───── Dataset extract ─────

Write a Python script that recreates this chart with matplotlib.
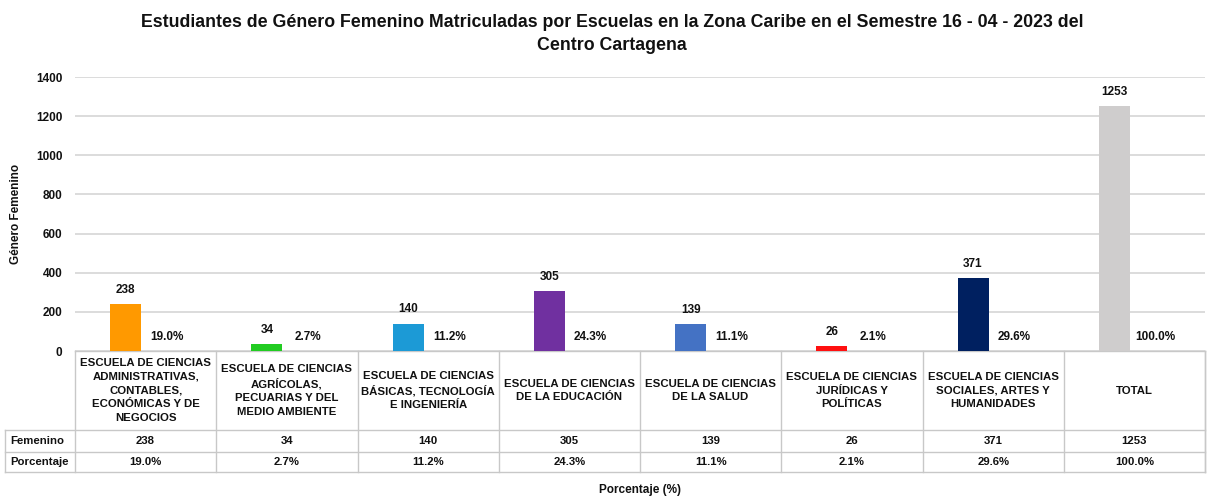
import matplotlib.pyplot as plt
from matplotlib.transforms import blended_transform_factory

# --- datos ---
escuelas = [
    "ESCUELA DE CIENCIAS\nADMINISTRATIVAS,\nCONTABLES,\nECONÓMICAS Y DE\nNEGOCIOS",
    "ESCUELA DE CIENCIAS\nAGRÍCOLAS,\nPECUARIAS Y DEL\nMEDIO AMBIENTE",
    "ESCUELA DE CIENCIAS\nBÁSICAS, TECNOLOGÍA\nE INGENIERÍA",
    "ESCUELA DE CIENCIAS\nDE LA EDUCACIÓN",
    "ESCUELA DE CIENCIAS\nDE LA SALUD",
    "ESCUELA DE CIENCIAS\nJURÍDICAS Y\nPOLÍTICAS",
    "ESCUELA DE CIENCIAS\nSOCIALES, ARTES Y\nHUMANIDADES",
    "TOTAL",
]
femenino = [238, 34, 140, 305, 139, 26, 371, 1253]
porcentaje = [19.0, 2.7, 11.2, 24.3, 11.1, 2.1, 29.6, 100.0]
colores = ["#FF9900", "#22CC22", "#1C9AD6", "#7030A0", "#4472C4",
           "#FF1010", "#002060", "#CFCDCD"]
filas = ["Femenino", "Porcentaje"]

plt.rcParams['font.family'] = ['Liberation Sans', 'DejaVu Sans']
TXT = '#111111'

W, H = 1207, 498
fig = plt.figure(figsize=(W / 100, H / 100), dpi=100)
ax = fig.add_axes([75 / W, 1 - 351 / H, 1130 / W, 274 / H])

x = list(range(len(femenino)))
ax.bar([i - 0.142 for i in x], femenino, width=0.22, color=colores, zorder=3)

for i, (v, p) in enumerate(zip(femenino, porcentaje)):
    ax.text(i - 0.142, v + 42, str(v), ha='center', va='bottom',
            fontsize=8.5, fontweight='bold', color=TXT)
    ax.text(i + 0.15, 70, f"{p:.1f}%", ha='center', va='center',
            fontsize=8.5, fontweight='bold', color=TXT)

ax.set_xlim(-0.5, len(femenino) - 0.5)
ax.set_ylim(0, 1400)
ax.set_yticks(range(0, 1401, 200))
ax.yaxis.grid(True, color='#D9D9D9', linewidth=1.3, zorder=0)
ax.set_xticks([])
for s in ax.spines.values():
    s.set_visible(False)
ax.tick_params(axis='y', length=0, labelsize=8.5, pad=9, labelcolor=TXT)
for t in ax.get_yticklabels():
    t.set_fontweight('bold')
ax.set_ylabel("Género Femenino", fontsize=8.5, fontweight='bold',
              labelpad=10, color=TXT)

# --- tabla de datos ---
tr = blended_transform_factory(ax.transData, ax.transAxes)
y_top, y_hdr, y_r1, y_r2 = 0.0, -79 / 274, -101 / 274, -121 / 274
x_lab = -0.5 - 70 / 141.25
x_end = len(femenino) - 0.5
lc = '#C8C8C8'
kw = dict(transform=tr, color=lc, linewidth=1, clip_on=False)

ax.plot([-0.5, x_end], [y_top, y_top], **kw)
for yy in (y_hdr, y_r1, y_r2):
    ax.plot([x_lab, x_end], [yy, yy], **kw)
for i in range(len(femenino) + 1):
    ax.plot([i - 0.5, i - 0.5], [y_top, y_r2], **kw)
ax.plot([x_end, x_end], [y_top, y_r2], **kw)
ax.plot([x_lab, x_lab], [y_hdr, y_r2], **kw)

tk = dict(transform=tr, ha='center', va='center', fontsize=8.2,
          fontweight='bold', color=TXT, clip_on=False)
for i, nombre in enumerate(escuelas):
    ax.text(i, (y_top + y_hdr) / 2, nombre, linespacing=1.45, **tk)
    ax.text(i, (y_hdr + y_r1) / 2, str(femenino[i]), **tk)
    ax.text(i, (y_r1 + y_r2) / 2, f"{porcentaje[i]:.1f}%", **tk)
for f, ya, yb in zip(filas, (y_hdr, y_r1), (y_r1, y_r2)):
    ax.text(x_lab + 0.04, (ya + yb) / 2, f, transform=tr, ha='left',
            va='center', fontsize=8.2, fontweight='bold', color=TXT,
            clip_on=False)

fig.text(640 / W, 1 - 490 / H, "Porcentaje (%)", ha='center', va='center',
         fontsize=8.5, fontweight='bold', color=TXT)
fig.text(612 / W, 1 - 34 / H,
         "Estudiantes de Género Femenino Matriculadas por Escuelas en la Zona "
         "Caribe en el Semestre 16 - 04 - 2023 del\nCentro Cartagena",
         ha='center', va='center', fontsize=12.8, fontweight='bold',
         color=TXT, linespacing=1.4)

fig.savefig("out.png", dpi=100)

─────

■ Exercise goal: Reproduce the whole listing word for word, setting aside any pictures.

■ Correct output:
Write a Python script that recreates this chart with matplotlib.
import matplotlib.pyplot as plt
from matplotlib.transforms import blended_transform_factory

# --- datos ---
escuelas = [
    "ESCUELA DE CIENCIAS\nADMINISTRATIVAS,\nCONTABLES,\nECONÓMICAS Y DE\nNEGOCIOS",
    "ESCUELA DE CIENCIAS\nAGRÍCOLAS,\nPECUARIAS Y DEL\nMEDIO AMBIENTE",
    "ESCUELA DE CIENCIAS\nBÁSICAS, TECNOLOGÍA\nE INGENIERÍA",
    "ESCUELA DE CIENCIAS\nDE LA EDUCACIÓN",
    "ESCUELA DE CIENCIAS\nDE LA SALUD",
    "ESCUELA DE CIENCIAS\nJURÍDICAS Y\nPOLÍTICAS",
    "ESCUELA DE CIENCIAS\nSOCIALES, ARTES Y\nHUMANIDADES",
    "TOTAL",
]
femenino = [238, 34, 140, 305, 139, 26, 371, 1253]
porcentaje = [19.0, 2.7, 11.2, 24.3, 11.1, 2.1, 29.6, 100.0]
colores = ["#FF9900", "#22CC22", "#1C9AD6", "#7030A0", "#4472C4",
           "#FF1010", "#002060", "#CFCDCD"]
filas = ["Femenino", "Porcentaje"]

plt.rcParams['font.family'] = ['Liberation Sans', 'DejaVu Sans']
TXT = '#111111'

W, H = 1207, 498
fig = plt.figure(figsize=(W / 100, H / 100), dpi=100)
ax = fig.add_axes([75 / W, 1 - 351 / H, 1130 / W, 274 / H])

x = list(range(len(femenino)))
ax.bar([i - 0.142 for i in x], femenino, width=0.22, color=colores, zorder=3)

for i, (v, p) in enumerate(zip(femenino, porcentaje)):
    ax.text(i - 0.142, v + 42, str(v), ha='center', va='bottom',
            fontsize=8.5, fontweight='bold', color=TXT)
    ax.text(i + 0.15, 70, f"{p:.1f}%", ha='center', va='center',
            fontsize=8.5, fontweight='bold', color=TXT)

ax.set_xlim(-0.5, len(femenino) - 0.5)
ax.set_ylim(0, 1400)
ax.set_yticks(range(0, 1401, 200))
ax.yaxis.grid(True, color='#D9D9D9', linewidth=1.3, zorder=0)
ax.set_xticks([])
for s in ax.spines.values():
    s.set_visible(False)
ax.tick_params(axis='y', length=0, labelsize=8.5, pad=9, labelcolor=TXT)
for t in ax.get_yticklabels():
    t.set_fontweight('bold')
ax.set_ylabel("Género Femenino", fontsize=8.5, fontweight='bold',
              labelpad=10, color=TXT)

# --- tabla de datos ---
tr = blended_transform_factory(ax.transData, ax.transAxes)
y_top, y_hdr, y_r1, y_r2 = 0.0, -79 / 274, -101 / 274, -121 / 274
x_lab = -0.5 - 70 / 141.25
x_end = len(femenino) - 0.5
lc = '#C8C8C8'
kw = dict(transform=tr, color=lc, linewidth=1, clip_on=False)

ax.plot([-0.5, x_end], [y_top, y_top], **kw)
for yy in (y_hdr, y_r1, y_r2):
    ax.plot([x_lab, x_end], [yy, yy], **kw)
for i in range(len(femenino) + 1):
    ax.plot([i - 0.5, i - 0.5], [y_top, y_r2], **kw)
ax.plot([x_end, x_end], [y_top, y_r2], **kw)
ax.plot([x_lab, x_lab], [y_hdr, y_r2], **kw)

tk = dict(transform=tr, ha='center', va='center', fontsize=8.2,
          fontweight='bold', color=TXT, clip_on=False)
for i, nombre in enumerate(escuelas):
    ax.text(i, (y_top + y_hdr) / 2, nombre, linespacing=1.45, **tk)
    ax.text(i, (y_hdr + y_r1) / 2, str(femenino[i]), **tk)
    ax.text(i, (y_r1 + y_r2) / 2, f"{porcentaje[i]:.1f}%", **tk)
for f, ya, yb in zip(filas, (y_hdr, y_r1), (y_r1, y_r2)):
    ax.text(x_lab + 0.04, (ya + yb) / 2, f, transform=tr, ha='left',
            va='center', fontsize=8.2, fontweight='bold', color=TXT,
            clip_on=False)

fig.text(640 / W, 1 - 490 / H, "Porcentaje (%)", ha='center', va='center',
         fontsize=8.5, fontweight='bold', color=TXT)
fig.text(612 / W, 1 - 34 / H,
         "Estudiantes de Género Femenino Matriculadas por Escuelas en la Zona "
         "Caribe en el Semestre 16 - 04 - 2023 del\nCentro Cartagena",
         ha='center', va='center', fontsize=12.8, fontweight='bold',
         color=TXT, linespacing=1.4)

fig.savefig("out.png", dpi=100)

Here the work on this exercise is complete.